>> start
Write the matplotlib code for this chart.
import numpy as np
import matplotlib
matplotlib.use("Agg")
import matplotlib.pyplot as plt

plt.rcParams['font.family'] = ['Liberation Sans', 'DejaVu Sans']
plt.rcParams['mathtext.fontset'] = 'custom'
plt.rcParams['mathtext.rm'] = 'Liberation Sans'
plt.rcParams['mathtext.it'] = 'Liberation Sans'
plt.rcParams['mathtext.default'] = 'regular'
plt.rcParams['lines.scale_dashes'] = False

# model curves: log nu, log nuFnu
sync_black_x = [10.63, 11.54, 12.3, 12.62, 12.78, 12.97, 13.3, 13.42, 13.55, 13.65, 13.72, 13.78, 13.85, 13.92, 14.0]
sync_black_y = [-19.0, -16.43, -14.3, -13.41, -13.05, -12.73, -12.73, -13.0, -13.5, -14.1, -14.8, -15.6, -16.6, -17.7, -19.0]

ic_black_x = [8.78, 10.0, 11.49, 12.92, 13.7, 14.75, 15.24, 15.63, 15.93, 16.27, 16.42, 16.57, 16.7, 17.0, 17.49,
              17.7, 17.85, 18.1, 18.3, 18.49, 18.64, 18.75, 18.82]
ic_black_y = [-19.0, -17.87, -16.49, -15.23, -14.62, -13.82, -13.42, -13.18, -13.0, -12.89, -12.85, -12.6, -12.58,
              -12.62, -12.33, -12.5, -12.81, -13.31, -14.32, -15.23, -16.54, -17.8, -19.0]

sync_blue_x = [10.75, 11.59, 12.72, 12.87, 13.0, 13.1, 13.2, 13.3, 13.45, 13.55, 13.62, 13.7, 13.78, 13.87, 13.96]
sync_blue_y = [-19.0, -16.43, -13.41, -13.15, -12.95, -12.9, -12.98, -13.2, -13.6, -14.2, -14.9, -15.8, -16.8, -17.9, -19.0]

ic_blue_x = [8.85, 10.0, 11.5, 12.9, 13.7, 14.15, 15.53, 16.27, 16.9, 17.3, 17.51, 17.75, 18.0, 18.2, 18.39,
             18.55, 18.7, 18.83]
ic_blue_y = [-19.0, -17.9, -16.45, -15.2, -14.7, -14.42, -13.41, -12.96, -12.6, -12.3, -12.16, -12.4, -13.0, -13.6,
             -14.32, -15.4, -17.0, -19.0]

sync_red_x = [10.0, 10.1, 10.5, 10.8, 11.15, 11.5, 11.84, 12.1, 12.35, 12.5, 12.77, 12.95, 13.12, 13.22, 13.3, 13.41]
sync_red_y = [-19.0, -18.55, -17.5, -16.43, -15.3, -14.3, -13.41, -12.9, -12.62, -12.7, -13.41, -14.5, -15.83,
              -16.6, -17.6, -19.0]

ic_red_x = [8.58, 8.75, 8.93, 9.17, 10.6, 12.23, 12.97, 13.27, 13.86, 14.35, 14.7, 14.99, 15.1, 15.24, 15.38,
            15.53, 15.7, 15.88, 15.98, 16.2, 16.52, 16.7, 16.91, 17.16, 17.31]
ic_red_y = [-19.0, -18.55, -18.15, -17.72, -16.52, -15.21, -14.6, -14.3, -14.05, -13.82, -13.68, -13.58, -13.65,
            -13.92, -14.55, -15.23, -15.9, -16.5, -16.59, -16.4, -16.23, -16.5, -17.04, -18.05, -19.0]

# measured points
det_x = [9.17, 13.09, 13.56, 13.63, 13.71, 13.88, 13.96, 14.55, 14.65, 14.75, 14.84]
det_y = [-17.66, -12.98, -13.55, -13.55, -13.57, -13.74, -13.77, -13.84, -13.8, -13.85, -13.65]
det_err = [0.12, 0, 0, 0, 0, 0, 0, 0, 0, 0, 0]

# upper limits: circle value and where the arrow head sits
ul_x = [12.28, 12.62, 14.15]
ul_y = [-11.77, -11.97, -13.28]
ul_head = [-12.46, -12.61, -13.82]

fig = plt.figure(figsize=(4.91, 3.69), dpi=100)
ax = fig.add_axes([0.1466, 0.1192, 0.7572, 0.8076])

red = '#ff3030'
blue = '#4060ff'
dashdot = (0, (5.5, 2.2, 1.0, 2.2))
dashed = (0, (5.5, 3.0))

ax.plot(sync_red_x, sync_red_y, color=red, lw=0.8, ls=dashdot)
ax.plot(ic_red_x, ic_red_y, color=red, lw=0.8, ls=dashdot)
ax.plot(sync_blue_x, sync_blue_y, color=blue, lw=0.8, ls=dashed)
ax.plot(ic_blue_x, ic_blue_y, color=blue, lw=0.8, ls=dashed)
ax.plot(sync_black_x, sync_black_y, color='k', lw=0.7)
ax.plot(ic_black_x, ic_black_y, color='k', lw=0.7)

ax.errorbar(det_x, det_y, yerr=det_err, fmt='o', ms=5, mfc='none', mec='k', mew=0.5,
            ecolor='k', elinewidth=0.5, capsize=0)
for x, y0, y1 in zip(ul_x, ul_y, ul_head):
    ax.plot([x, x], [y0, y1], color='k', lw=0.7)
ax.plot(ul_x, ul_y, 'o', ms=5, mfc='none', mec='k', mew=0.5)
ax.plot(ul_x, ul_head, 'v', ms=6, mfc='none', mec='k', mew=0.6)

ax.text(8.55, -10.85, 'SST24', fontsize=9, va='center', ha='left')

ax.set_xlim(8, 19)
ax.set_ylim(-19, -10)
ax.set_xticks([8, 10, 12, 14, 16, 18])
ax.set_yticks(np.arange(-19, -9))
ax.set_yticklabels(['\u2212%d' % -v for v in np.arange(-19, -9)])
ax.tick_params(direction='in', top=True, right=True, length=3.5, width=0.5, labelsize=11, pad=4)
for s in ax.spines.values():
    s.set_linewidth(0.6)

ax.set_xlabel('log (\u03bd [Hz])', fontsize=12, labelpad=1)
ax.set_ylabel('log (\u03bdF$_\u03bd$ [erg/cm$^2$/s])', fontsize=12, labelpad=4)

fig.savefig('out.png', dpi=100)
>> end
GIVEN TASK:
Everything from the first line through the line containing "-16.6, -17.7, -19.0]" should be quoted exactly, and nothing beyond it.

WRITTEN RESPONSE:
Write the matplotlib code for this chart.
import numpy as np
import matplotlib
matplotlib.use("Agg")
import matplotlib.pyplot as plt

plt.rcParams['font.family'] = ['Liberation Sans', 'DejaVu Sans']
plt.rcParams['mathtext.fontset'] = 'custom'
plt.rcParams['mathtext.rm'] = 'Liberation Sans'
plt.rcParams['mathtext.it'] = 'Liberation Sans'
plt.rcParams['mathtext.default'] = 'regular'
plt.rcParams['lines.scale_dashes'] = False

# model curves: log nu, log nuFnu
sync_black_x = [10.63, 11.54, 12.3, 12.62, 12.78, 12.97, 13.3, 13.42, 13.55, 13.65, 13.72, 13.78, 13.85, 13.92, 14.0]
sync_black_y = [-19.0, -16.43, -14.3, -13.41, -13.05, -12.73, -12.73, -13.0, -13.5, -14.1, -14.8, -15.6, -16.6, -17.7, -19.0]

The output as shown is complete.